Introduction: Plotting with Plotly + Cufflinks in Python

In this notebook, we will see how to use plotly and cufflinks to create stunning, interactive figures in a single line of Python. This combination of libraries is simple to use, makes excellent charts, and, in my opinion, much more efficient than other methods of plotting in Python.

This introduction will show us the basics of using plotly + cufflinks, focusing on what we can do in one line of code (for the most part). We'll see a wide variety of different charts, but won't get into the full capabilities of the library (such as updatable figures and using IPython widgets).

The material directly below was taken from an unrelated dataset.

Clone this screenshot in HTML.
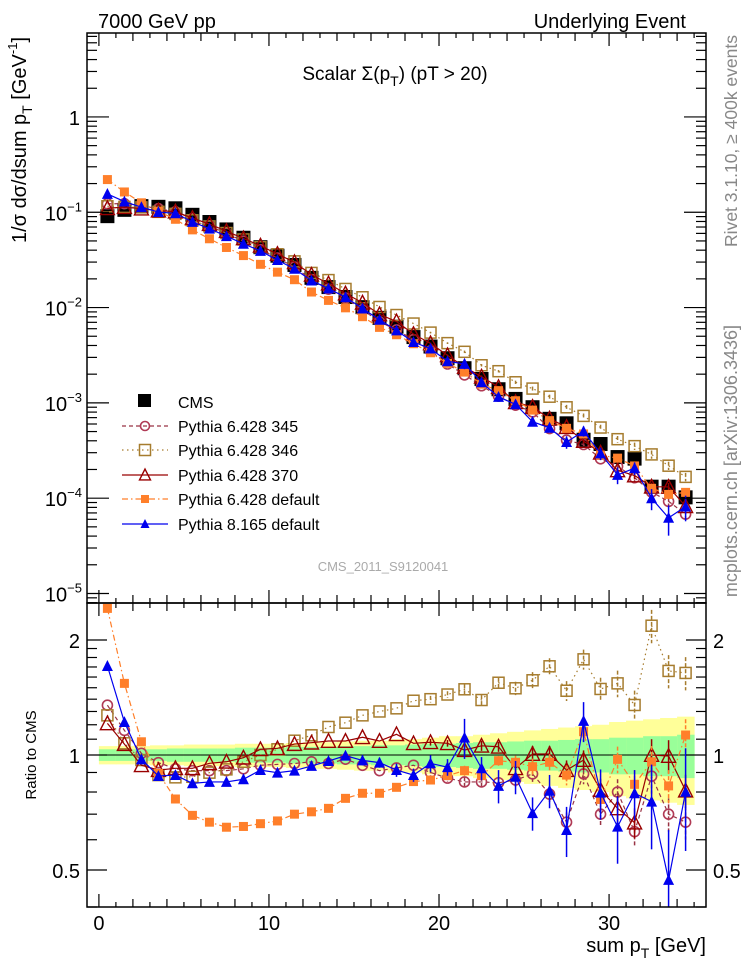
<!DOCTYPE html>
<html><head><meta charset="utf-8">
<style>
body{margin:0;background:#fff;}
svg{display:block;font-family:"Liberation Sans",Arial,sans-serif;}
</style></head>
<body>
<svg id="chart" width="746" height="972" viewBox="0 0 746 972" xmlns="http://www.w3.org/2000/svg">
  <rect x="0" y="0" width="746" height="972" fill="#fff"/>
  <text x="98" y="28" font-size="20">7000 GeV pp</text>
  <text x="686" y="28" font-size="20" text-anchor="end">Underlying Event</text>
  <text x="395" y="80" font-size="19" text-anchor="middle">Scalar Σ(p<tspan font-size="14" dy="6">T</tspan><tspan dy="-6">) (pT &gt; 20)</tspan></text>
  <text transform="translate(26,140) rotate(-90)" font-size="20" text-anchor="middle">1/σ dσ/dsum p<tspan font-size="14" dy="6">T</tspan><tspan dy="-6"> [GeV</tspan><tspan font-size="13" dy="-9">-1</tspan><tspan dy="9">]</tspan></text>
  <text transform="translate(36,755) rotate(-90)" font-size="15" text-anchor="middle">Ratio to CMS</text>
  <text x="706" y="952" font-size="20" text-anchor="end">sum p<tspan font-size="14" dy="6">T</tspan><tspan dy="-6"> [GeV]</tspan></text>
  <text transform="translate(737,35) rotate(-90)" font-size="17.5" fill="#888" text-anchor="end">Rivet 3.1.10, ≥ 400k events</text>
  <text transform="translate(737,325) rotate(-90)" font-size="18" fill="#888" text-anchor="end">mcplots.cern.ch [arXiv:1306.3436]</text>
  <text x="383" y="571" font-size="13" fill="#aaa" text-anchor="middle">CMS_2011_S9120041</text>
  <g id="band"></g>
  <g id="marks"></g>
  <g id="axes"></g>
  <g id="legend"></g>
</svg>
<script>
const bins = [0.5,1.5,2.5,3.5,4.5,5.5,6.5,7.5,8.5,9.5,10.5,11.5,12.5,13.5,14.5,15.5,16.5,17.5,18.5,19.5,20.5,21.5,22.5,23.5,24.5,25.5,26.5,27.5,28.5,29.5,30.5,31.5,32.5,33.5,34.5];
const cmsValues = [0.091,0.106,0.116,0.114,0.11,0.094,0.079,0.066,0.054,0.043,0.035,0.028,0.0205,0.0164,0.0129,0.0101,0.0078,0.0063,0.0049,0.0039,0.00294,0.00231,0.00178,0.00139,0.0011,0.0009,0.00068,0.00061,0.00041,0.00037,0.00027,0.00026,0.000132,0.000132,0.000102];
const cmsTotErr = [0.055,0.055,0.055,0.06,0.06,0.065,0.065,0.065,0.07,0.07,0.07,0.075,0.08,0.08,0.085,0.09,0.09,0.1,0.1,0.11,0.12,0.12,0.13,0.14,0.15,0.16,0.17,0.18,0.19,0.2,0.22,0.23,0.24,0.25,0.26];
const cmsStatErr = [0.035,0.035,0.035,0.035,0.04,0.04,0.04,0.04,0.045,0.045,0.045,0.05,0.05,0.05,0.055,0.055,0.06,0.06,0.065,0.07,0.07,0.075,0.08,0.08,0.085,0.09,0.09,0.095,0.1,0.1,0.11,0.11,0.12,0.12,0.13];
const ratio345 = [1.35,1.16,1.01,0.955,0.92,0.91,0.91,0.91,0.92,0.94,0.945,0.95,0.96,0.95,0.975,0.94,0.91,0.925,0.94,0.9,0.87,0.85,0.85,0.846,0.86,0.892,0.79,0.667,0.892,0.70,0.80,0.63,0.88,0.70,0.667];
const ratio346 = [1.27,1.073,0.97,0.886,0.874,0.877,0.899,0.917,0.96,1.0,1.035,1.09,1.126,1.184,1.215,1.27,1.30,1.325,1.387,1.40,1.44,1.486,1.393,1.546,1.495,1.569,1.707,1.473,1.78,1.489,1.54,1.352,2.18,1.66,1.64];
const ratio370 = [1.21,1.068,0.94,0.913,0.923,0.923,0.951,0.96,0.984,1.035,1.041,1.068,1.077,1.088,1.088,1.113,1.088,1.133,1.073,1.08,1.073,1.03,1.057,1.051,0.923,1.006,1.006,0.913,0.97,0.81,0.725,0.665,1.0,0.994,0.807];
const ratioP6def = [2.42,1.54,1.083,0.895,0.767,0.695,0.667,0.647,0.65,0.661,0.672,0.70,0.71,0.725,0.77,0.794,0.794,0.823,0.852,0.86,0.883,0.91,0.883,0.966,0.957,0.932,0.957,0.886,1.151,0.765,0.974,0.838,0.96,0.83,1.128];
const ratioP8def = [1.71,1.22,0.974,0.881,0.886,0.843,0.85,0.85,0.864,0.913,0.899,0.91,0.936,0.964,0.996,0.968,0.955,0.913,0.886,0.951,0.929,1.11,0.923,0.83,0.877,0.704,0.806,0.636,1.228,0.797,0.649,0.794,0.755,0.471,0.801];
const errP8def = [0.01,0.01,0.01,0.01,0.01,0.01,0.01,0.01,0.015,0.015,0.015,0.02,0.02,0.02,0.025,0.03,0.03,0.04,0.04,0.05,0.05,0.12,0.07,0.1,0.1,0.1,0.1,0.15,0.12,0.15,0.2,0.15,0.25,0.35,0.3];
const errMC = [0,0,0,0,0,0,0,0,0,0,0,0,0,0,0,0,0,0.01,0.01,0.02,0.02,0.03,0.03,0.03,0.04,0.05,0.05,0.06,0.06,0.07,0.08,0.09,0.1,0.1,0.1];
const yTickExp = [0,-1,-2,-3,-4,-5];
const xTickLabels = [0,10,20,30];
const ratioTickLabels = [0.5,1,2];

const NS="http://www.w3.org/2000/svg";
const L=87,R=706,T=33,M=603,B=907;
const X0=-0.7,X1=35.7;
const YLOG1=Math.log10(7.6), YLOG0=-5.1;
const RLOG1=Math.log10(2.5), RLOG0=Math.log10(0.4);
function sx(v){return L+(v-X0)/(X1-X0)*(R-L);}
function sy(v){return T+(YLOG1-Math.log10(v))/(YLOG1-YLOG0)*(M-T);}
function sr(v){return M+(RLOG1-Math.log10(v))/(RLOG1-RLOG0)*(B-M);}
function mk(tag,attrs,parent){const e=document.createElementNS(NS,tag);for(const k in attrs)e.setAttribute(k,attrs[k]);parent.appendChild(e);return e;}

const band=document.getElementById('band');
const marks=document.getElementById('marks');
const axes=document.getElementById('axes');
const legend=document.getElementById('legend');

const defs=mk('defs',{},document.getElementById('chart'));
const c1=mk('clipPath',{id:'cu'},defs);mk('rect',{x:L,y:T,width:R-L,height:M-T},c1);
const c2=mk('clipPath',{id:'cr'},defs);mk('rect',{x:L,y:M,width:R-L,height:B-M},c2);
const gU=mk('g',{'clip-path':'url(#cu)'},marks);
const gR=mk('g',{'clip-path':'url(#cr)'},marks);

bins.forEach((b,i)=>{
  const x0=sx(b-0.5),x1=sx(b+0.5);
  const y=mk('rect',{x:x0,y:sr(1+cmsTotErr[i]),width:x1-x0+0.5,height:sr(1-cmsTotErr[i])-sr(1+cmsTotErr[i]),fill:'#ffff99'},band);
  
  
  const g=mk('rect',{x:x0,y:sr(1+cmsStatErr[i]),width:x1-x0+0.5,height:sr(1-cmsStatErr[i])-sr(1+cmsStatErr[i]),fill:'#99ff99'},band);
  
  
});
const ref=mk('line',{x1:L,x2:R,y1:sr(1),y2:sr(1),stroke:'#000','stroke-width':1},band);



function marker(g,type,x,y,color,size){
  let e;
  if(type==='sqf'){e=mk('rect',{x:x-size/2,y:y-size/2,width:size,height:size,fill:color},g);}
  else if(type==='sqo'){e=mk('rect',{x:x-size/2,y:y-size/2,width:size,height:size,fill:'none',stroke:color,'stroke-width':1.5},g);}
  else if(type==='circ'){e=mk('circle',{cx:x,cy:y,r:size/2,fill:'none',stroke:color,'stroke-width':1.6},g);}
  else if(type==='trio'){const h=size*0.9;e=mk('polygon',{points:`${x},${y-h/2-1} ${x-size/2},${y+h/2} ${x+size/2},${y+h/2}`,fill:'none',stroke:color,'stroke-width':1.4},g);}
  else {const h=size*0.9;e=mk('polygon',{points:`${x},${y-h/2-1} ${x-size/2},${y+h/2} ${x+size/2},${y+h/2}`,fill:color},g);}
  return e;
}

const series=[
  {name:'pythia-6428-345',label:'Pythia 6.428 345',r:ratio345,err:errMC,color:'#b03a55',line:'#993344',dash:'4,3',m:'circ',s:10},
  {name:'pythia-6428-346',label:'Pythia 6.428 346',r:ratio346,err:errMC,color:'#a67c2e',line:'#a67c2e',dash:'1.5,3.5',m:'sqo',s:11},
  {name:'pythia-6428-370',label:'Pythia 6.428 370',r:ratio370,err:errMC,color:'#990000',line:'#990000',dash:'',m:'trio',s:14},
  {name:'pythia-6428-default',label:'Pythia 6.428 default',r:ratioP6def,err:errMC,color:'#ff7f2a',line:'#ff7f2a',dash:'6,3,1.5,3',m:'sqf',s:9},
  {name:'pythia-8165-default',label:'Pythia 8.165 default',r:ratioP8def,err:errP8def,color:'#0000ee',line:'#0000ee',dash:'',m:'trif',s:11}
];

bins.forEach((b,i)=>{
  const e=marker(gU,'sqf',sx(b),sy(cmsValues[i]),'#000',14);
  
  
});

series.forEach(s=>{
  [[gU,i=>sy(s.r[i]*cmsValues[i]),(i,f)=>sy(s.r[i]*cmsValues[i]*f)],[gR,i=>sr(s.r[i]),(i,f)=>sr(s.r[i]*f)]].forEach(([g,fy,fe])=>{
    const pts=bins.map((b,i)=>sx(b)+','+fy(i)).join(' ');
    const pl=mk('polyline',{points:pts,fill:'none',stroke:s.line,'stroke-width':1.2,'stroke-dasharray':s.dash},g);
    
    
    bins.forEach((b,i)=>{
      if(s.err[i]>0.015){
        const eb=mk('line',{x1:sx(b),x2:sx(b),y1:fe(i,1+s.err[i]),y2:fe(i,Math.max(0.05,1-s.err[i])),stroke:s.line,'stroke-width':1.5,'stroke-dasharray':s.dash?'4,2':''},g);
        
        
      }
      const e=marker(g,s.m,sx(b),fy(i),s.color,s.s);
      
      
    });
  });
});

[[T,M],[M,B]].forEach(([a,b])=>{
  const f=mk('rect',{x:L,y:a,width:R-L,height:b-a,fill:'none',stroke:'#000','stroke-width':1.5},axes);
  
  
});
for(let v=0;v<=35;v++){
  const len=v%10===0?13:(v%2===0?8:5);
  [[T,1],[M,-1],[M,1],[B,-1]].forEach(([y,d])=>{
    mk('line',{x1:sx(v),x2:sx(v),y1:y,y2:y+d*len,stroke:'#000','stroke-width':1.2},axes);
  });
}
xTickLabels.forEach(v=>{
  const t=mk('text',{x:sx(v),y:930,'font-size':20,'text-anchor':'middle'},axes);
  t.textContent=v;
  
  
});
for(let e=-6;e<=0;e++){
  for(let k=1;k<=9;k++){
    const v=k*Math.pow(10,e);const y=sy(v);
    if(y<T||y>M)continue;
    const len=k===1?22:10;
    mk('line',{x1:L,x2:L+len,y1:y,y2:y,stroke:'#000','stroke-width':1.2},axes);
    mk('line',{x1:R,x2:R-len,y1:y,y2:y,stroke:'#000','stroke-width':1.2},axes);
  }
}
yTickExp.forEach(e=>{
  const y=sy(Math.pow(10,e));
  const t=mk('text',{x:e===0?80:82,y:y+8,'font-size':20,'text-anchor':'end'},axes);
  if(e===0){t.textContent='1';}
  else{t.textContent='10';const sp=mk('tspan',{dy:-9,'font-size':13},t);sp.textContent='−'+(-e);}
  
  
});
[0.4,0.5,0.6,0.7,0.8,0.9,1,1.1,1.2,1.3,1.4,1.5,1.6,1.7,1.8,1.9,2,2.5].forEach(v=>{
  const y=sr(v);if(y<M||y>B)return;
  const len=(v===0.5||v===1||v===2)?20:10;
  mk('line',{x1:L,x2:L+len,y1:y,y2:y,stroke:'#000','stroke-width':1.2},axes);
  mk('line',{x1:R,x2:R-len,y1:y,y2:y,stroke:'#000','stroke-width':1.2},axes);
});
ratioTickLabels.forEach(v=>{
  [[80,'end'],[713,'start']].forEach(([x,a])=>{
    const t=mk('text',{x:x,y:sr(v)+8,'font-size':20,'text-anchor':a},axes);
    t.textContent=v;
    
    
  });
});

const legY=[401,426,450,475,499,524];
const ce=mk('rect',{x:138,y:394,width:13,height:13,fill:'#000'},legend);


const ct=mk('text',{x:178,y:408,'font-size':16},legend);
ct.textContent='CMS';


series.forEach((s,i)=>{
  const y=legY[i+1];
  mk('line',{x1:122,x2:168,y1:y,y2:y,stroke:s.line,'stroke-width':1.2,'stroke-dasharray':s.dash},legend);
  const m=marker(legend,s.m,145,y,s.color,s.m==='circ'?9:(s.m==='sqf'?8:(s.m==='trif'?9:11)));
  
  
  const t=mk('text',{x:178,y:y+6,'font-size':16},legend);
  t.textContent=s.label;
  
  
});
</script>
</body></html>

Before you get started, you'll want to head to Plotly and create an account to get a username and api key. Then run the code below (this isn't actually necessary if you stick to offline plotting).

import plotly 
# Replace with your information
plotly.tools.set_credentials_file(username='DemoAccount', api_key='lr1c37zw81')

The Plotly Python library is an open-source version of the Plotly visualization software made by Plotly. You can create a free account and upload your graphs to share with others (this requires making the graphs and data public).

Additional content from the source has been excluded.